Cash games, unlike tournaments, are about finding any advantage in a given situation, no matter how slight. In theory, if you have a .01 percent edge in a one million dollar pot you are giving up $100 if you do not take it. Of course bankroll considerations always are factors in these types of situations. However, if you are properly rolled for the games that you are playing and if you have good emotional control you should have no problem getting into spots that are close to neutral expected value.
Much like the article I wrote about not running the cards more than once a few months ago as professionals we need to use any edge that we can get versus recreational players. One of the biggest things that professionals do better than non-professionals is tilt control. I would have no problem flipping for large sums of money if I knew that my opponent played badly if they got stuck. I have confidence in my ability to stay level headed even when I am down. Most non-professionals cannot do this. They start to play poor when losing and we gain even more of an advantage over them.
One of the other reasons that you should take neutral EV situations if your bankroll can withstand them is because of image. If you have listened to any of my training material you will know that I strongly believe that live image has to do with winning or losing not looseness or tightness (check out my Deuce Plays free episode Image). When you are winning you can get away with a lot more at the table. People believe your bets, give you more respect and tend to stay out of your way. This is a really good thing in holdem when more often than not people do not connect with the flop. If you take a neutral EV situation and win a large pot knowing how to correctly leverage your image will give you a huge advantage over the table. It is almost a kin to having a big stack in a tournament. In fact, if you can correctly adjust to having a losing image (tightening up, bluffing less, and value betting more) than winning a big pot is way more influential than losing one. Because of this we want to get ourselves into situations when we can win big, so long as the EV is at least neutral. You can even make the case that you can take slightly the worst of it if your opponent is prone to badly tilting. The small percentage points that you give up in the actual hand can be more than made up by your opponents’ future bad play.

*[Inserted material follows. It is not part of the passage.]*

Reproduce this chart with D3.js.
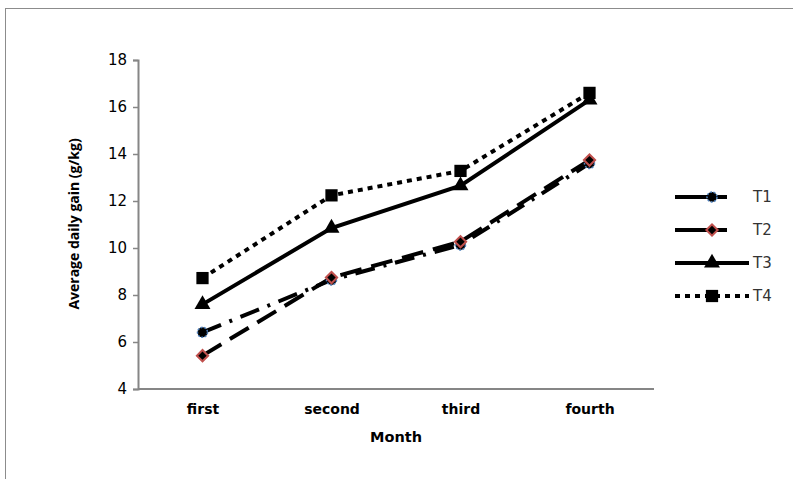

On the flip side of this argument if you are constantly getting into close to neutral EV situations and your roll is not large enough to withstand the variance there is a good chance of going broke or in mathematical terms what we call risk of ruin. Poker players traditionally underestimate their risk of ruin. This is why, when playing high enough, no matter how bad the opponent is if he has an unlimited source of money there is always a chance that he can break you. As the skill gap diminishes and the stakes get larger, especially in games where the EV runs a lot closer like PLO, this risk of ruin becomes a real possibility.